The emergency services were called to the blaze shortly after 2pm, with firefighters, at times using five water jets, taking about 90 minutes to bring it under control.
Dave Turnbull, group manager for the County Durham and Darlington Fire and Rescue Service, said the blaze started quite prolifically but firefighters, with the help of the factory's internal sprinkler system, knocked it down extremely quickly and the firm's management was very pleased with the service's response.
Mr Turnbull added he hoped the fire would be entirely extinguished late last night.
A investigation into the cause of the fire will be launched today, but it is not thought to be suspicious.
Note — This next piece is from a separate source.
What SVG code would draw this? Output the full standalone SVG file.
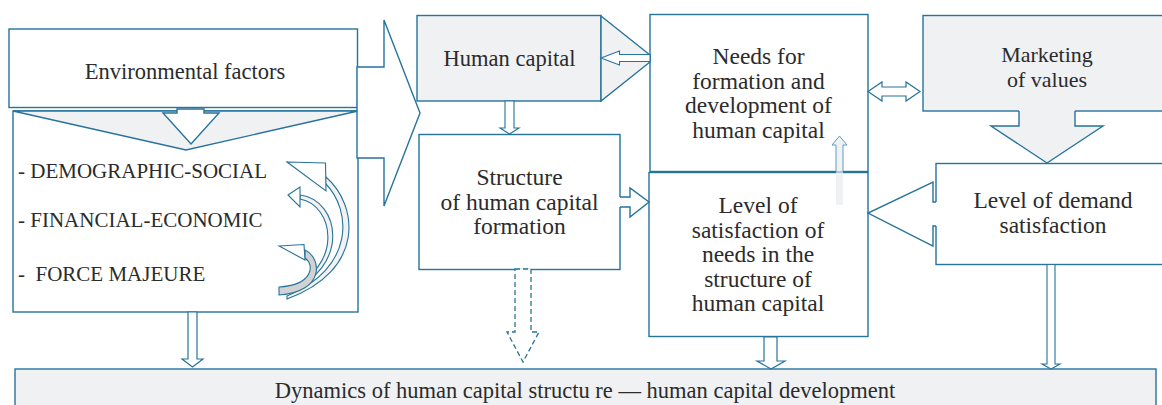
<svg xmlns="http://www.w3.org/2000/svg" width="1162" height="405" viewBox="0 0 1162 405">
<style>
.b{fill:#fff;stroke:#26739b;stroke-width:1.4}
.g{fill:#f0f1f3;stroke:#26739b;stroke-width:1.4}
.ln{fill:none;stroke:#26739b;stroke-width:1.4}
.wf{fill:#fff;stroke:none}
.gf{fill:#f0f1f3;stroke:none}
.cv{fill:#f2f2f2;stroke:#26739b;stroke-width:1.1}
.cvh{fill:#fff;stroke:#26739b;stroke-width:1.1}
.dash{fill:#fff;stroke:#26739b;stroke-width:1.3;stroke-dasharray:5 3}
text{font-family:"Liberation Serif","Times New Roman",serif;fill:#2b2b2b;font-size:23.5px}
.c{text-anchor:middle}
.caps{font-size:21px}
</style>
<rect width="1162" height="405" fill="#fff"/>

<g id="env-factors">
<rect class="b" x="9" y="29" width="348.5" height="78.5"/>
<text class="c" x="185" y="79" style="font-size:22.5px">Environmental factors</text>
</g>

<g id="factor-list">
<rect class="b" x="13" y="111" width="345" height="201"/>
<polygon class="g" points="13,111 358,111 186,150"/>
<polygon class="b" points="177,109 204,109 204,113 219,113 191,144 163,113 177,113"/>
<text class="caps" x="18" y="178">- DEMOGRAPHIC-SOCIAL</text>
<text class="caps" x="18" y="227">- FINANCIAL-ECONOMIC</text>
<text class="caps" x="18" y="281" xml:space="preserve">-  FORCE MAJEURE</text>
<path class="cv" d="M326,177 C358,205 366,270 287,299 L287,296 C355,268 352,210 325,183 Z"/>
<polygon class="cvh" points="287,162 325.5,163 326,191"/>
<path class="cv" d="M300,195 C340,200 352,268 286,293 L286,290 C345,267 334,205 300,199 Z"/>
<polygon class="cvh" points="288,195 300,187 300,207"/>
<path class="cv" style="fill:#d2d2d2" d="M305,250 C322,258 325,292 279,295 L279,287 C313,285 315,265 305,258 Z"/>
<polygon class="cvh" points="279,246 304,244.5 305,260"/>
</g>

<g id="human-capital">
<rect class="g" x="417" y="15.5" width="184" height="85.5"/>
<text class="c" x="509.5" y="66" style="font-size:22.5px">Human capital</text>
</g>

<g id="needs">
<rect class="b" x="650" y="14.5" width="218" height="157"/>
<text class="c" x="758.5" y="64">Needs for</text>
<text class="c" x="758.5" y="88.5">formation and</text>
<text class="c" x="758.5" y="113">development of</text>
<text class="c" x="758.5" y="137.5">human capital</text>
</g>

<g id="marketing">
<rect class="g" x="923" y="15.5" width="242" height="95.5"/>
<text class="c" x="1047" y="62" style="font-size:22px">Marketing</text>
<text class="c" x="1047" y="87" style="font-size:22px">of values</text>
</g>

<g id="structure">
<rect class="b" x="419" y="134.5" width="201" height="135"/>
<text class="c" x="519.5" y="185">Structure</text>
<text class="c" x="519.5" y="209.5">of human capital</text>
<text class="c" x="519.5" y="234">formation</text>
</g>

<g id="level-satisfaction">
<rect class="b" x="649" y="172.5" width="219" height="164"/>
<text class="c" x="758" y="213">Level of</text>
<text class="c" x="758" y="237.5">satisfaction of</text>
<text class="c" x="758" y="262">needs in the</text>
<text class="c" x="758" y="286.5">structure of</text>
<text class="c" x="758" y="311">human capital</text>
</g>

<g id="level-demand">
<rect class="b" x="936" y="163.5" width="229" height="101"/>
<text class="c" x="1053" y="208">Level of demand</text>
<text class="c" x="1053" y="233">satisfaction</text>
</g>

<g id="dynamics">
<rect class="g" x="15" y="369" width="1141" height="50"/>
<text class="c" x="585" y="398" style="font-size:22.5px">Dynamics of human capital structu re — human capital development</text>
</g>

<g id="connectors">
<polygon class="b" points="357,67 384,67 384,20 420,113 384,206 384,158 357,158"/>
<polygon class="g" points="601,16 650,55 650,62 601,101"/>
<polygon class="b" style="stroke-width:1.1" points="601,58 619.5,51 619.5,54.5 650,54.5 650,61.5 619.5,61.5 619.5,65"/>
<polygon class="b" style="stroke-width:1.1" points="505,101 514,101 514,128 519,128 509.5,134 500,128 505,128"/>
<polygon class="wf" points="618,197 630,197 630,188 649,202 630,217 630,207 618,207"/>
<polyline class="ln" points="620,197 630,197 630,188 649,202 630,217 630,207 620,207"/>
<polygon class="b" style="stroke-width:1.2" points="868,91.5 882,82 882,87 906,87 906,82 920,91.5 906,101 906,96 882,96 882,101"/>
<polygon class="gf" points="1019,109.5 1075,109.5 1075,126 1103,126 1047,163 991,126 1019,126"/>
<polyline class="ln" points="1019,111 1019,126 991,126 1047,163 1103,126 1075,126 1075,111"/>
<polygon class="wf" points="938,202 933,202 933,182 868,213 933,246 933,226 938,226"/>
<polyline class="ln" points="936,202 933,202 933,182 868,213 933,246 933,226 936,226"/>
<rect class="gf" x="836" y="145" width="7" height="60"/>
<polygon fill="#f0f1f3" stroke="#5f9dc0" stroke-width="1" points="836,172 836,145 832,145 839.5,136 847,145 843,145 843,172"/>
<polygon class="b" style="stroke-width:1.2" points="188,312 197,312 197,359 203,359 192.5,367 182,359 188,359"/>
<polygon class="dash" points="515,269 531,269 531,332 539,332 523,362 507,332 515,332"/>
<polygon class="b" style="stroke-width:1.2" points="764,337 777,337 777,361 785,361 771,369 757,361 764,361"/>
<polygon class="b" style="stroke-width:1.1" points="1047,264.5 1055,264.5 1055,364 1060,364 1051,369 1042,364 1047,364"/>
</g>
</svg>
The incident comes under three months after thousands of shredded tyres caught fire at the EnivroTyres recycling unit, less than a mile away on Littleburn Industrial Estate.
The tyre blaze, which burned for several weeks from Wednesday, April 21, caused a plume of thick black smoke to rise hundreds of feet into the sky, so it could be spotted from as far afield as Morpeth, in Northumberland, and Teesside.
Following a £1.28m expansion in 1989, Wavin Plastics became the biggest polyethylene plant in Europe, with a capacity of 23,000 tonnes a year and a £40m turnover.
However, the firm suffered falling demand in the early 1990s, leading to 110 job losses in 1993, which cut the workforce to 260.